To help clarify the definition of queer some more, here’s a firsthand account from writer Sophie Saint Thomas on identifying as queer and more about the word:
“I’m queer,” I told my Tinder match, who was an extremely hot straight dude. When that confused him, I added, “…and bisexual.” I date people of all genders, but my queer identity is so much more than a label to clarify who I date and have sex with. He seemed relieved to know that sex with him was still on the table and that queer wasn’t a synonym for gay, which, even in 2019, can still confuse the best of us.
Queer is a word that clarifies that I’m not straight and ties me to the larger queer community, but it doesn’t categorize me as gay.

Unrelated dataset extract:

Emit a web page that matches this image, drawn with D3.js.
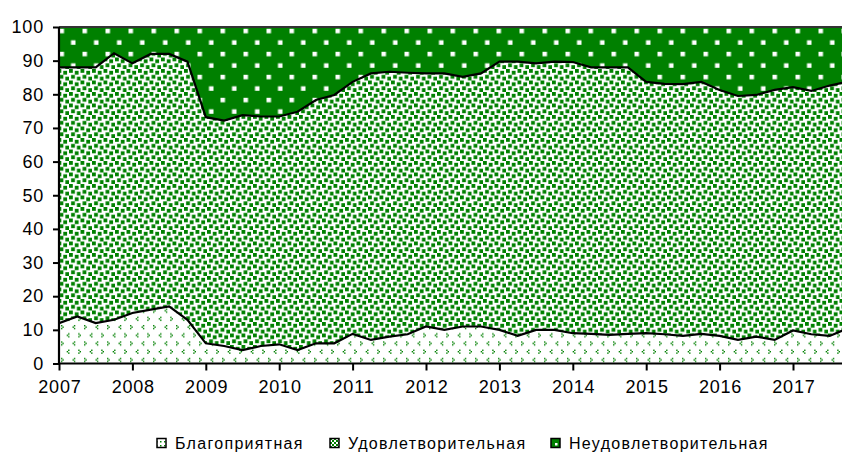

The vagueness of the term is intentional— queer is an identity created for anyone outside of the heterosexual norm and meant to be inclusive and create a sense of acceptance. But what, exactly, does it mean to be queer? Could you be queer? To clarify what the term means, Cosmo spoke with Kelly Wise, PhD, a queer sex therapist, about how queer evolved from a gay slur to an encompassing—and even welcoming—word used by folks all across the LGBTQ spectrum (and, controversially, even some straight folks too).
Queer is an umbrella term
Language evolves with society, often due to the brute force and fierceness of those who wish to see change. Such is the case for queer, a term predominantly used by the LGBTQ community to stake a contrast from mainstream, heteronormative society. “When I think about ‘queer,’ I just think ‘different,’” Wise says.
While all labels used to describe one’s sexual orientation are unique to the individual, unlike homosexual (an attraction to the opposite gender), queer is an umbrella term that can be used by anyone under the LGBTQ spectrum. Queer conveys both an orientation and a sense of community.

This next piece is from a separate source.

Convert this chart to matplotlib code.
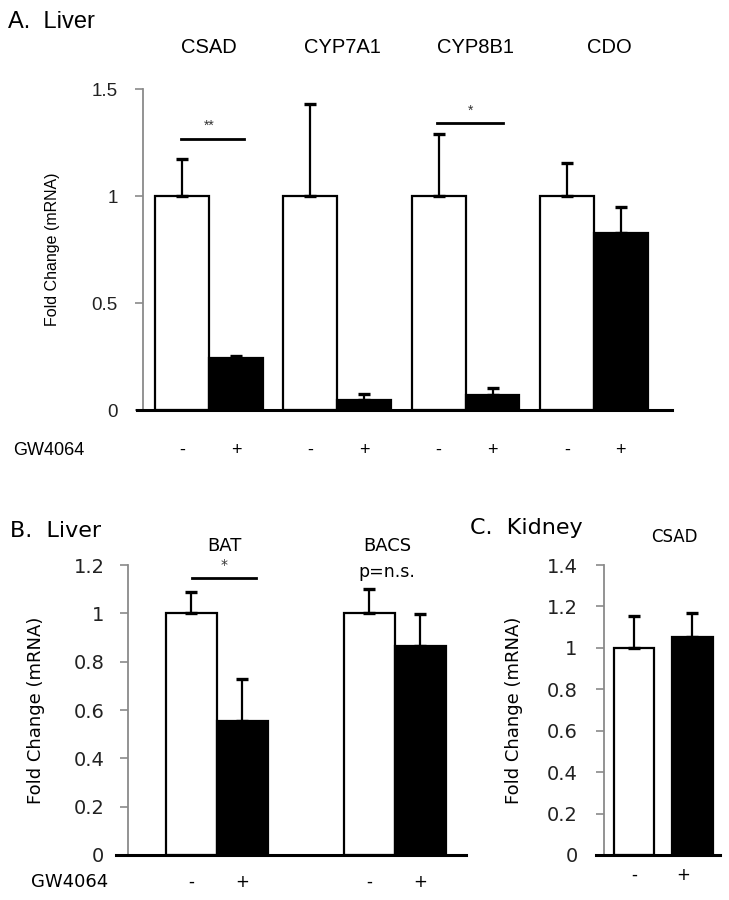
import numpy as np
import matplotlib
matplotlib.use("Agg")
import matplotlib.pyplot as plt
import matplotlib.transforms as mtransforms

# panel A: liver, four genes
genes_a = ["CSAD", "CYP7A1", "CYP8B1", "CDO"]
ctrl_a = [1.0, 1.0, 1.0, 1.0]
ctrl_a_err = [0.173, 0.43, 0.29, 0.155]
gw_a = [0.245, 0.048, 0.072, 0.826]
gw_a_err = [0.008, 0.026, 0.033, 0.124]

# panel B: liver, BAT / BACS
genes_b = ["BAT", "BACS"]
ctrl_b = [1.0, 1.0]
ctrl_b_err = [0.09, 0.10]
gw_b = [0.553, 0.864]
gw_b_err = [0.177, 0.132]

# panel C: kidney CSAD
ctrl_c = [1.0]
ctrl_c_err = [0.155]
gw_c = [1.053]
gw_c_err = [0.117]

treat_labels = ["-", "+"]

ARIAL = "Liberation Sans"
VERD = "DejaVu Sans"
GREY = "#8a8a8a"

fig = plt.figure(figsize=(7.29, 9), dpi=100)


def style_axes(ax, ymax, step, font, tsize, tpad, x0):
    ax.set_ylim(0, ymax)
    ax.set_yticks(np.arange(0, ymax + 1e-9, step))
    ax.set_yticklabels(["%g" % v for v in np.arange(0, ymax + 1e-9, step)],
                       fontfamily=font, fontsize=tsize, color="#222222")
    ax.tick_params(axis="y", direction="out", length=6, width=1.2,
                   color=GREY, pad=tpad)
    ax.set_xticks([])
    for s in ["top", "right", "bottom"]:
        ax.spines[s].set_visible(False)
    ax.spines["left"].set_color(GREY)
    ax.spines["left"].set_linewidth(1.3)
    # black baseline, running a little past the y axis
    ax.plot([x0, 1], [0, 0], color="black", lw=2.2, transform=ax.transAxes,
            clip_on=False, zorder=5)


def draw_bars(ax, x, vals, errs, color, width):
    n = len(vals)
    ax.bar(x, vals, width, color=color, edgecolor="black", linewidth=1.6,
           zorder=2)
    ax.errorbar(x, vals, yerr=[[0] * n, errs], fmt="none", ecolor="black",
                elinewidth=1.6, capsize=4.5, capthick=2.4, zorder=3)


# ---------------- A ----------------
axA = fig.add_axes([0.196, 0.5444, 0.726, 0.3567])
xa = np.arange(len(genes_a))
w = 0.42
draw_bars(axA, xa - w / 2, ctrl_a, ctrl_a_err, "white", w)
draw_bars(axA, xa + w / 2, gw_a, gw_a_err, "black", w)
axA.set_xlim(-0.516, 3.61)
style_axes(axA, 1.5, 0.5, ARIAL, 13.5, 12, -0.011)
axA.set_ylabel("Fold Change (mRNA)", fontfamily=ARIAL, fontsize=11.5)
axA.yaxis.set_label_coords(-0.157, 0.5)
trA = mtransforms.blended_transform_factory(axA.transData, axA.transAxes)
for i, g in enumerate(genes_a):
    axA.text(xa[i] + 0.04 * i, 1.128, g, transform=trA, ha="center",
             va="center", fontfamily=ARIAL, fontsize=14.5)
    axA.text(xa[i] - w / 2, -0.125, treat_labels[0], transform=trA,
             ha="center", va="center", fontfamily=ARIAL, fontsize=13)
    axA.text(xa[i] + w / 2, -0.125, treat_labels[1], transform=trA,
             ha="center", va="center", fontfamily=ARIAL, fontsize=13)
axA.text(-0.11, -0.125, "GW4064", transform=axA.transAxes, ha="right",
         va="center", fontfamily=ARIAL, fontsize=13)
# significance
axA.plot([-0.22, 0.27], [1.266, 1.266], color="black", lw=2, clip_on=False)
axA.text(0.0, 1.33, "**", ha="center", va="center", fontsize=10,
         fontfamily=ARIAL, color="#333333")
axA.plot([2 - 0.22, 2 + 0.29], [1.34, 1.34], color="black", lw=2,
         clip_on=False)
axA.text(2.04, 1.40, "*", ha="center", va="center", fontsize=10,
         fontfamily=ARIAL, color="#333333")

# ---------------- B ----------------
axB = fig.add_axes([0.1756, 0.05, 0.4636, 0.3222])
xb = np.arange(len(genes_b))
wb = 0.287
draw_bars(axB, xb - wb / 2, ctrl_b, ctrl_b_err, "white", wb)
draw_bars(axB, xb + wb / 2, gw_b, gw_b_err, "black", wb)
axB.set_xlim(-0.5, 1.40)
style_axes(axB, 1.2, 0.2, VERD, 14, 11, -0.036)
axB.set_ylabel("Fold Change (mRNA)", fontfamily=VERD, fontsize=13)
axB.yaxis.set_label_coords(-0.246, 0.5)
trB = mtransforms.blended_transform_factory(axB.transData, axB.transAxes)
label_shift_b = [0.04, -0.045]
for i, g in enumerate(genes_b):
    axB.text(xb[i] + label_shift_b[i], 1.28, g, ha="center", va="center",
             fontfamily=VERD, fontsize=13, clip_on=False)
    axB.text(xb[i] - wb / 2, -0.093, treat_labels[0], transform=trB,
             ha="center", va="center", fontfamily=VERD, fontsize=12)
    axB.text(xb[i] + wb / 2, -0.093, treat_labels[1], transform=trB,
             ha="center", va="center", fontfamily=VERD, fontsize=12)
axB.text(-0.059, -0.093, "GW4064", transform=axB.transAxes, ha="right",
         va="center", fontfamily=VERD, fontsize=13)
axB.plot([-0.14, 0.22], [1.145, 1.145], color="black", lw=2, clip_on=False)
axB.text(0.04, 1.20, "*", ha="center", va="center", fontsize=10,
         fontfamily=VERD, color="#333333")
axB.text(1.0 - 0.045, 1.17, "p=n.s.", ha="center", va="center",
         fontsize=12.5, fontfamily=VERD, clip_on=False)

# ---------------- C ----------------
axC = fig.add_axes([0.8285, 0.05, 0.1591, 0.3222])
wc = 0.69
draw_bars(axC, [0], ctrl_c, ctrl_c_err, "white", wc)
draw_bars(axC, [1], gw_c, gw_c_err, "black", wc)
axC.set_xlim(-0.51, 1.47)
style_axes(axC, 1.4, 0.2, VERD, 14, 13, -0.069)
axC.set_ylabel("Fold Change (mRNA)", fontfamily=VERD, fontsize=13)
axC.yaxis.set_label_coords(-0.70, 0.5)
trC = mtransforms.blended_transform_factory(axC.transData, axC.transAxes)
axC.text(0.0, -0.069, treat_labels[0], transform=trC, ha="center",
         va="center", fontfamily=VERD, fontsize=12)
axC.text(0.85, -0.069, treat_labels[1], transform=trC, ha="center",
         va="center", fontfamily=VERD, fontsize=12)
axC.text(0.7, 1.536, "CSAD", ha="center", va="center", fontfamily=VERD,
         fontsize=12, clip_on=False)

# panel letters
fig.text(8 / 729, 1 - 22 / 900, "A.  Liver", fontfamily=ARIAL, fontsize=17,
         va="center", ha="left")
fig.text(10 / 729, 1 - 531 / 900, "B.  Liver", fontfamily=VERD, fontsize=16,
         va="center", ha="left")
fig.text(470 / 729, 1 - 528 / 900, "C.  Kidney", fontfamily=VERD,
         fontsize=16, va="center", ha="left")

fig.savefig("out.png", dpi=100)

“The community aspect states, ‘Because we’re all different, we can celebrate our differences. I can accept you for who you are, and there’s power in numbers,’” Wise says. “There’s an aspect to it that doesn’t allow for isolation.” Some folks who fall somewhere in the middle of the sexual orientation spectrum will describe themselves as queer rather than bisexual (attraction to both your own gender and genders other than your own) or pansexual (attraction regardless of gender). Others will use both and introduce themselves as “bisexual and queer,” for instance. The term queer is also used by those whose gender does not fall on the binary.
Say it with pride
The celebration and use of the word queer is one of reclamation. Not too long ago, queer was still used as a slur. “Back in the day, definitely when I was growing up, the word ‘queer’ was a derogatory term,” Wise says. “The reclamation of the word is like, ‘This is who I am. We don’t need to be like everyone else; let’s celebrate our differences, and don’t try to put me in any sort of box of who you need me to be because I’ll continuously try to break down the boxes.” It is worth noting that while the word queer is generally celebrated, some LGBTQ folks still prefer to avoid it due to its discriminatory history.

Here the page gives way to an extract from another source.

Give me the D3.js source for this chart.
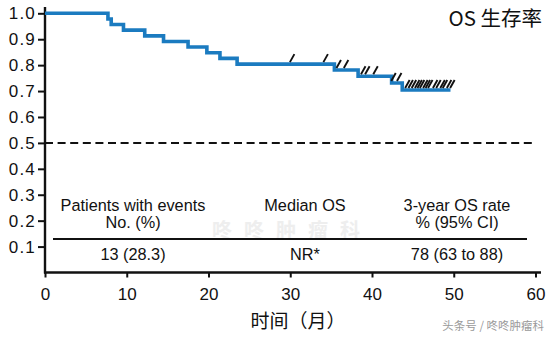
<!DOCTYPE html>
<html><head><meta charset="utf-8">
<script src="https://cdn.jsdelivr.net/npm/d3@7"></script>
<style>body{margin:0;background:#fff;}svg{display:block;}</style>
</head><body>
<script>
// ---- data ----
const stepTimes = [0, 7.7, 8.1, 9.6, 12.2, 14.5, 17.5, 19.8, 21.4, 23.5, 35.4, 38.3, 42.4, 43.7];
const survival  = [1.0, 0.978, 0.957, 0.935, 0.913, 0.891, 0.870, 0.848, 0.826, 0.804, 0.781, 0.757, 0.731, 0.704];
const lastFollowUp = 49.6;
const censorTimes = [30.2, 34.3, 35.9, 36.8, 38.9, 39.4, 40.4, 42.6, 43.3,
  44.3, 44.7, 45.1, 45.5, 45.8, 46.1, 46.5, 46.8, 47.1, 47.7, 48.1, 48.6, 48.9, 49.4, 49.8];
const xTicks = [0, 10, 20, 30, 40, 50, 60];
const yTicks = [0.1, 0.2, 0.3, 0.4, 0.5, 0.6, 0.7, 0.8, 0.9, 1.0];
const medianLine = 0.5;
const tableHeaders = [["Patients with events", "No. (%)"], ["Median OS", ""], ["3-year OS rate", "% (95% CI)"]];
const tableValues = ["13 (28.3)", "NR*", "78 (63 to 88)"];
const titleText = "OS 生存率";
const xTitle = "时间（月）";

// ---- layout ----
const W = 551, H = 337;
const svg = d3.select("body").append("svg").attr("width", W).attr("height", H);
const x = d3.scaleLinear().domain([0, 60]).range([45, 535.5]);
const y = d3.scaleLinear().domain([0, 1]).range([272.5, 13.3]);
const font = "'Liberation Sans', Arial, sans-serif";
const cjk = "'Noto Sans CJK SC', sans-serif";

// faint watermark
svg.append("text").attr("x", 292).attr("y", 238).attr("text-anchor", "middle")
  .attr("font-family", cjk).attr("font-size", 20).attr("font-weight", 700).attr("letter-spacing", 12)
  .attr("fill", "#eeeeee").text("咚咚肿瘤科");

// dashed 0.5 line
svg.append("line").attr("x1", x(0)).attr("x2", x(60)).attr("y1", y(medianLine)).attr("y2", y(medianLine))
  .attr("stroke", "#111").attr("stroke-width", 2).attr("stroke-dasharray", "8,4.6");

// axes
const yAxis = d3.axisLeft(y).tickValues(yTicks).tickFormat(d3.format(".1f")).tickSize(7).tickPadding(2);
const gy = svg.append("g").attr("transform", `translate(${x(0)},0)`).call(yAxis);
gy.select(".domain").remove();
gy.selectAll("line").attr("stroke", "#111").attr("stroke-width", 2);
gy.selectAll("text").attr("font-family", font).attr("font-size", 17).attr("fill", "#111")
  .attr("letter-spacing", 1.2);

const xAxis = d3.axisBottom(x).tickValues(xTicks).tickFormat(d3.format("d")).tickSize(5).tickPadding(10);
const gx = svg.append("g").attr("transform", `translate(0,${y(0)})`).call(xAxis);
gx.select(".domain").remove();
gx.selectAll("line").attr("stroke", "#111").attr("stroke-width", 2);
gx.selectAll("text").attr("font-family", font).attr("font-size", 17).attr("fill", "#111");

svg.append("line").attr("x1", x(0)).attr("x2", x(0)).attr("y1", 7).attr("y2", y(0) + 1)
  .attr("stroke", "#111").attr("stroke-width", 2.4);
svg.append("line").attr("x1", x(0) - 1).attr("x2", 541).attr("y1", y(0)).attr("y2", y(0))
  .attr("stroke", "#111").attr("stroke-width", 2.4);

// KM curve
const pts = stepTimes.map((t, i) => [t, survival[i]]);
pts.push([lastFollowUp, survival[survival.length - 1]]);
const line = d3.line().x(d => x(d[0])).y(d => y(d[1])).curve(d3.curveStepAfter);
svg.append("path").attr("d", line(pts)).attr("fill", "none")
  .attr("stroke", "#1b7bc0").attr("stroke-width", 3.6);

// censor marks
function survAt(t) {
  let s = survival[0];
  for (let i = 0; i < stepTimes.length; i++) if (stepTimes[i] <= t) s = survival[i];
  return s;
}
svg.append("g").selectAll("line").data(censorTimes).join("line")
  .attr("x1", d => x(d) - 2).attr("y1", d => y(survAt(d)) - 2)
  .attr("x2", d => x(d) + 2.5).attr("y2", d => y(survAt(d)) - 10)
  .attr("stroke", "#111").attr("stroke-width", 1.9);

// title
svg.append("text").attr("x", 542).attr("y", 26).attr("text-anchor", "end")
  .attr("font-family", cjk).attr("font-size", 20.5).attr("fill", "#111").text(titleText);

// table
const colX = [133, 305, 457];
tableHeaders.forEach((h, i) => {
  svg.append("text").attr("x", colX[i]).attr("y", 211).attr("text-anchor", "middle")
    .attr("font-family", font).attr("font-size", 16.3).attr("fill", "#111").text(h[0]);
  if (h[1]) svg.append("text").attr("x", colX[i]).attr("y", 228).attr("text-anchor", "middle")
    .attr("font-family", font).attr("font-size", 16.3).attr("fill", "#111").text(h[1]);
});
svg.append("line").attr("x1", 53).attr("x2", 527).attr("y1", 239).attr("y2", 239)
  .attr("stroke", "#111").attr("stroke-width", 2);
tableValues.forEach((v, i) => {
  svg.append("text").attr("x", colX[i]).attr("y", 260).attr("text-anchor", "middle")
    .attr("font-family", font).attr("font-size", 16.3).attr("fill", "#111").text(v);
});

// x title
svg.append("text").attr("x", 298).attr("y", 328).attr("text-anchor", "middle")
  .attr("font-family", cjk).attr("font-size", 19).attr("fill", "#111").text(xTitle);

// source watermark
svg.append("text").attr("x", 544).attr("y", 330).attr("text-anchor", "end")
  .attr("font-family", cjk).attr("font-size", 11.5).attr("fill", "#9a9a9a").text("头条号 / 咚咚肿瘤科");
</script>
</body></html>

Despite the progress, the word queer isn’t without controversy—some people within polyamorous or kink communities identify as “queer” even if they enjoy solely heterosexual relationships. “Just because it’s one penis and one vagina, that doesn’t mean that there’s not some queer aspect of you,” Wise says.
While some agree that polyamorous sexualities count as “different” (and therefore “queer”) others feel that for a straight, poly person to describe themselves as queer is piggy-backing on decades of LGBTQ activism to gain fundamental rights and celebrate their identities. But to keep it simple, if someone describes themselves as queer, it’s quite often because their sexual orientation and/or gender falls under the LGBTQ umbrella, rather than the heterosexual norm. There are as many ways to identify as queer as there are people who do so—so if you feel you may be queer and want to own that, go forth with pride.